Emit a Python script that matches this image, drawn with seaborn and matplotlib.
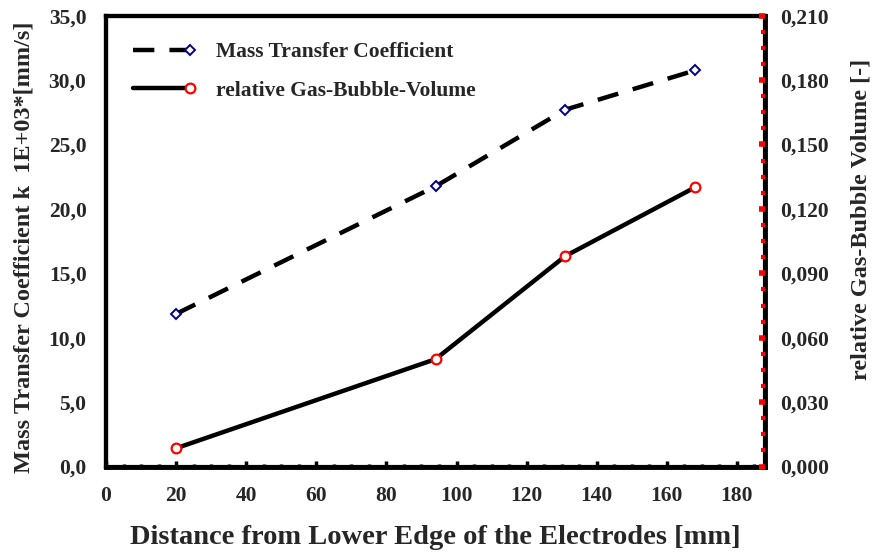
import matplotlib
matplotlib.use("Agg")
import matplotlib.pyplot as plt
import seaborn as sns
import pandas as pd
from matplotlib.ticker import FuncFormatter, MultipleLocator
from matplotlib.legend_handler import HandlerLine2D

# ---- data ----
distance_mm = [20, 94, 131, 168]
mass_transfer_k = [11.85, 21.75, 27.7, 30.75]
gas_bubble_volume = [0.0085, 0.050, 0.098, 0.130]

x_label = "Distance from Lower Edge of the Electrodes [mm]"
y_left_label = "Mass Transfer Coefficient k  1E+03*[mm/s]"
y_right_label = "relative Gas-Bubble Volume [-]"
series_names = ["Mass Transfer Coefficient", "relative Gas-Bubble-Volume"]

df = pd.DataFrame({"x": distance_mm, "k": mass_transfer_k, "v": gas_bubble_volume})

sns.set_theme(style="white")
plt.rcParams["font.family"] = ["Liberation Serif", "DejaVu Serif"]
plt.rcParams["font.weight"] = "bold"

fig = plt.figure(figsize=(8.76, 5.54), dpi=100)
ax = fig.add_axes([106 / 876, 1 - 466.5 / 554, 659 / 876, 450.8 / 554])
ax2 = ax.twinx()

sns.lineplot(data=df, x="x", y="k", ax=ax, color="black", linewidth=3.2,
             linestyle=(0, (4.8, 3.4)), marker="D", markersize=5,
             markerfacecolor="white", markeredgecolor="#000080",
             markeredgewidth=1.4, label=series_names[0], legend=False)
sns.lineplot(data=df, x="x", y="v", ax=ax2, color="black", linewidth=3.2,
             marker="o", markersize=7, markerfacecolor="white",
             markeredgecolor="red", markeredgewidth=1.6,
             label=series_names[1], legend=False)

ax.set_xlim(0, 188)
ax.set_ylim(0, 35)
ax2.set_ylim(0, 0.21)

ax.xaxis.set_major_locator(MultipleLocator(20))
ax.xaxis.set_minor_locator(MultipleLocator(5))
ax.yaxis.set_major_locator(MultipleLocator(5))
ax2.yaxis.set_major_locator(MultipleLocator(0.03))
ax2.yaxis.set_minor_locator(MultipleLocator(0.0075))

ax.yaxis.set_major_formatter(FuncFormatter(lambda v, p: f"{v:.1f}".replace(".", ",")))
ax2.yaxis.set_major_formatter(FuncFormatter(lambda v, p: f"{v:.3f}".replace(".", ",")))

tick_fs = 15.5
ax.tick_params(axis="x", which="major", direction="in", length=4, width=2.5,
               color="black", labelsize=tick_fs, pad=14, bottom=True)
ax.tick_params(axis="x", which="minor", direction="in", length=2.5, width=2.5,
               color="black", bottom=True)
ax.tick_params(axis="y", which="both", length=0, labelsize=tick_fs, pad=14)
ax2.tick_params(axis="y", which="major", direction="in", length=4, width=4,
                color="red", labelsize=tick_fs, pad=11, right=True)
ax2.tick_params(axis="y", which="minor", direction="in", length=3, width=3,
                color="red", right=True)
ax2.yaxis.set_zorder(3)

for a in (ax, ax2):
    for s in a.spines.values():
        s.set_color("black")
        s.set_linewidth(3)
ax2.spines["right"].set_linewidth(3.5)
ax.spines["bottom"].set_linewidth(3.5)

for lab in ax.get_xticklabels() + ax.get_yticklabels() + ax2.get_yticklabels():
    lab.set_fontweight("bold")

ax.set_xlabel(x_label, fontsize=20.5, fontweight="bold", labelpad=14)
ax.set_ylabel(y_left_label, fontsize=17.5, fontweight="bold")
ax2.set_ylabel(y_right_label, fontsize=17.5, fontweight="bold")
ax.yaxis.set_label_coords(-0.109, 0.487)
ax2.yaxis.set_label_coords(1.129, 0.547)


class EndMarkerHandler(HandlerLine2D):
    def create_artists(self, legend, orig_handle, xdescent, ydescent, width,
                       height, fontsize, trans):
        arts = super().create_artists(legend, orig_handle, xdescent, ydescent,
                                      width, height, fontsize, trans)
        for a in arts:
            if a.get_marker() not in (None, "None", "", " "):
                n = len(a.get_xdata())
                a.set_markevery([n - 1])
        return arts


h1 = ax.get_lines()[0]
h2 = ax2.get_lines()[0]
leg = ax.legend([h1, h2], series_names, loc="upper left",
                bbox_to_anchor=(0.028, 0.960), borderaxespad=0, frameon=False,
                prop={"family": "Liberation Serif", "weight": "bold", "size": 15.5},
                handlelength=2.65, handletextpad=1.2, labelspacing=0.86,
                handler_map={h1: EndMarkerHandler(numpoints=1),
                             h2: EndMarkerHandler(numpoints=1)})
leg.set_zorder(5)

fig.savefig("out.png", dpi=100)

JOB
Repeat the material above in full and unchanged, minus its images.

COMPLETED TASK
Emit a Python script that matches this image, drawn with seaborn and matplotlib.
import matplotlib
matplotlib.use("Agg")
import matplotlib.pyplot as plt
import seaborn as sns
import pandas as pd
from matplotlib.ticker import FuncFormatter, MultipleLocator
from matplotlib.legend_handler import HandlerLine2D

# ---- data ----
distance_mm = [20, 94, 131, 168]
mass_transfer_k = [11.85, 21.75, 27.7, 30.75]
gas_bubble_volume = [0.0085, 0.050, 0.098, 0.130]

x_label = "Distance from Lower Edge of the Electrodes [mm]"
y_left_label = "Mass Transfer Coefficient k  1E+03*[mm/s]"
y_right_label = "relative Gas-Bubble Volume [-]"
series_names = ["Mass Transfer Coefficient", "relative Gas-Bubble-Volume"]

df = pd.DataFrame({"x": distance_mm, "k": mass_transfer_k, "v": gas_bubble_volume})

sns.set_theme(style="white")
plt.rcParams["font.family"] = ["Liberation Serif", "DejaVu Serif"]
plt.rcParams["font.weight"] = "bold"

fig = plt.figure(figsize=(8.76, 5.54), dpi=100)
ax = fig.add_axes([106 / 876, 1 - 466.5 / 554, 659 / 876, 450.8 / 554])
ax2 = ax.twinx()

sns.lineplot(data=df, x="x", y="k", ax=ax, color="black", linewidth=3.2,
             linestyle=(0, (4.8, 3.4)), marker="D", markersize=5,
             markerfacecolor="white", markeredgecolor="#000080",
             markeredgewidth=1.4, label=series_names[0], legend=False)
sns.lineplot(data=df, x="x", y="v", ax=ax2, color="black", linewidth=3.2,
             marker="o", markersize=7, markerfacecolor="white",
             markeredgecolor="red", markeredgewidth=1.6,
             label=series_names[1], legend=False)

ax.set_xlim(0, 188)
ax.set_ylim(0, 35)
ax2.set_ylim(0, 0.21)

ax.xaxis.set_major_locator(MultipleLocator(20))
ax.xaxis.set_minor_locator(MultipleLocator(5))
ax.yaxis.set_major_locator(MultipleLocator(5))
ax2.yaxis.set_major_locator(MultipleLocator(0.03))
ax2.yaxis.set_minor_locator(MultipleLocator(0.0075))

ax.yaxis.set_major_formatter(FuncFormatter(lambda v, p: f"{v:.1f}".replace(".", ",")))
ax2.yaxis.set_major_formatter(FuncFormatter(lambda v, p: f"{v:.3f}".replace(".", ",")))

tick_fs = 15.5
ax.tick_params(axis="x", which="major", direction="in", length=4, width=2.5,
               color="black", labelsize=tick_fs, pad=14, bottom=True)
ax.tick_params(axis="x", which="minor", direction="in", length=2.5, width=2.5,
               color="black", bottom=True)
ax.tick_params(axis="y", which="both", length=0, labelsize=tick_fs, pad=14)
ax2.tick_params(axis="y", which="major", direction="in", length=4, width=4,
                color="red", labelsize=tick_fs, pad=11, right=True)
ax2.tick_params(axis="y", which="minor", direction="in", length=3, width=3,
                color="red", right=True)
ax2.yaxis.set_zorder(3)

for a in (ax, ax2):
    for s in a.spines.values():
        s.set_color("black")
        s.set_linewidth(3)
ax2.spines["right"].set_linewidth(3.5)
ax.spines["bottom"].set_linewidth(3.5)

for lab in ax.get_xticklabels() + ax.get_yticklabels() + ax2.get_yticklabels():
    lab.set_fontweight("bold")

ax.set_xlabel(x_label, fontsize=20.5, fontweight="bold", labelpad=14)
ax.set_ylabel(y_left_label, fontsize=17.5, fontweight="bold")
ax2.set_ylabel(y_right_label, fontsize=17.5, fontweight="bold")
ax.yaxis.set_label_coords(-0.109, 0.487)
ax2.yaxis.set_label_coords(1.129, 0.547)


class EndMarkerHandler(HandlerLine2D):
    def create_artists(self, legend, orig_handle, xdescent, ydescent, width,
                       height, fontsize, trans):
        arts = super().create_artists(legend, orig_handle, xdescent, ydescent,
                                      width, height, fontsize, trans)
        for a in arts:
            if a.get_marker() not in (None, "None", "", " "):
                n = len(a.get_xdata())
                a.set_markevery([n - 1])
        return arts


h1 = ax.get_lines()[0]
h2 = ax2.get_lines()[0]
leg = ax.legend([h1, h2], series_names, loc="upper left",
                bbox_to_anchor=(0.028, 0.960), borderaxespad=0, frameon=False,
                prop={"family": "Liberation Serif", "weight": "bold", "size": 15.5},
                handlelength=2.65, handletextpad=1.2, labelspacing=0.86,
                handler_map={h1: EndMarkerHandler(numpoints=1),
                             h2: EndMarkerHandler(numpoints=1)})
leg.set_zorder(5)

fig.savefig("out.png", dpi=100)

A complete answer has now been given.